The really great thing about a linear memory access renderer is that in
many cases you’ll be fast enough to do your rendering directly onto the
front buffer during the retrace(heresy! another case where fast
computers change the rules); of course, you have to test to be sure,
unless you want flickering. After all, if there’s more than enough
bandwidth to do a back-buffer blit to the screen each retrace and CPU
cycles to spare, why not render on the fly?
I have to admit, though, that I was thinking of something a little
different. There is not always an extra blit added by your method, but
it still holds true in some cases.
if you
are using tiles (if you are using some sort of voxel engine or more
complex 3d system which isn’t well suited to hardware acceleration, you
just might find this kind of strategy worthwhile; but I was never
talking about that stuff).
Nope, isomentric tiles is what I’m talking about, at least were on the same
page. I would have hated to think this debate came to nothing because we
where talking about different things.
A custom linear renderer is especially beneficial for non-square tiles.
Remember that writing one or two bytes is as slow as writing four
word-aligned bytes (on a 32 bit computer), so if you aren’t writing
pixels in aligned words, you’re slowing your writes down to a half or
quarter speed.
I didn’t originally set out to prove the utter uselessness of background
caching and dirty rectangle methods, and I still don’t mean to.
However, I do want to make it clear that they do not /necessarily/ mean
a performance gain, and they severely limit the capabilities of the
engine (remember that with full-redraw, the background could just as
easily be made up entirely of animated tiles, and would take a minimal
performance hit from having huge numbers of sprites). Often it’s easier
to succumb to the temptation to write a clever and interesting
high-level optimization than it is to grind through the relative tedium
of cutting the fat away from basic operations. The very fastest engines
use both, but you can guess which one I would say comes first.

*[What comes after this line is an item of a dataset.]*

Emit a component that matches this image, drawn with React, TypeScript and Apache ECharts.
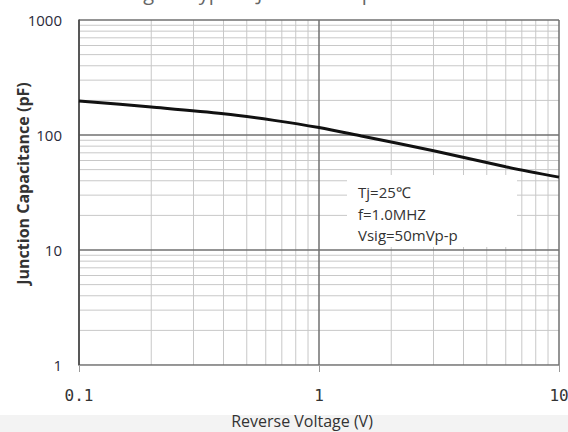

Linearizing your renderer is an unsexy process that involves computer
science fundamentals and hard concentration, not just slapping together
a few clever recipes. You have to sort your sprites efficiently and
maintain an ordered list that is accurate as you move through each
scanline, keep track of which tile you’re in and which sprites you’re
over, all with the utmost concern for efficiency to keep the overhead
down to a few extra cycles per pixel. It’s pretty trivial compared to
efficient 3d, of course, but much more than I see most doing. There are
endless thousands of library jockeys and cut-and-pasters who can make a
game run by gluing this bit to that, but very few true optimizers who
can get their algorithms and data structures right and code them
properly to squeeze the best possible performance out of their target
platforms. It’s a matter of practice; too many programmers are
impressed with their own ability to get things to work, and never
develop their ability to make really efficient code. They won’t develop
this ability with quick fixes and clever tricks.
It’s kind of depressing to see how many 2d games are as slow or slower
than 3d ones, even when the 2d engine is relatively low-res and very
simple. The reason is clear: most good graphics optimizers work in 3d,
and most of the professional 2d graphics programmers aren’t very good,
still working from the outdated notes the good ones made before they
moved to 3d.
Of course, full linear rendering locks you out of using such strategies
as dirty rectangles, and I wouldn’t really call it a totally fundamental
improvement, but optimizing your tile and sprite drawing even as
isolated functions should be tried before higher-level optimizations
(geez, I’m starting to sound like a broken record ).
Cheers,
Darrell Johnson
P.S. I know, I said I’d drop the subject, but it looks like someone here
is interested in what I have to say and it would be rude to not reply.